Today, WebMD (where I work) announced that it has acquired Physicians' Online. Wow, what a long strange trip it has been! I started out in the Medical Internet field in 1995, just a greenhorn out of business school at Physicians' Online in Tarrytown, NY. Back then the service was an ingenious use of graphical bulletin board software that offered docs free access to Medline while presenting ads along the bottom of the screen for pharma companies. Yes, that's right. We were an ad supported online service before Wired sold their first banner, before Netscape went public, before Windows 95 (I can't describe to you how many times I tried to talk a doc through installing winsock).

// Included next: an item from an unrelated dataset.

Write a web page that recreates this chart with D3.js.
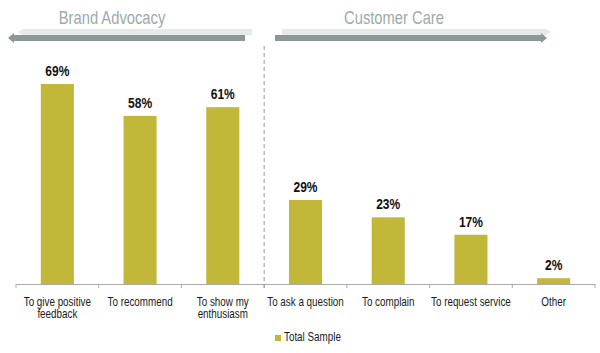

I left POL in 1997 after helping to launch it's first email application, it's first discussion group application, it's physician recruiting business and transitioning from a goofy software platform called "Coconut" (I believe Peapod was the only other business using it. Remember, this was pre-web, folks) to all HTML. We were really the only company to make a go of it as a professionally oriented content and ISP business and I'm proud to say we provided the first exposure to the Internet for many, many doctors.
In 1996, we watched from POL as Medscape launched ("Competition! This must be a real business") and now here I am, reunited with the service that started it all. It's actually a good matchup after all this time. Medscape's industry-leading content, CME and newsletters, combined with what is still an amazingly vibrant online community of physicians. Who said there's no fun on the Net anymore? ;-)
I remember meeting a VC at a health care IT conference in 1996 or 7 who told me that her two favorite small companies in the then as yet unnamed eHealth space were Physicians OnLine and MedicaLogic. Well I guess WebMD has ended up with one and half of them. I hope the VC got out early (although i'm sure she never made anything out of POL!)
Posted by: Matthew Holt | January 28, 2004 at 02:07 PM
Don't forget HPOL and the Coconut Web Browser in your personal POL-accomplishments nostalgia. Was it really 1997?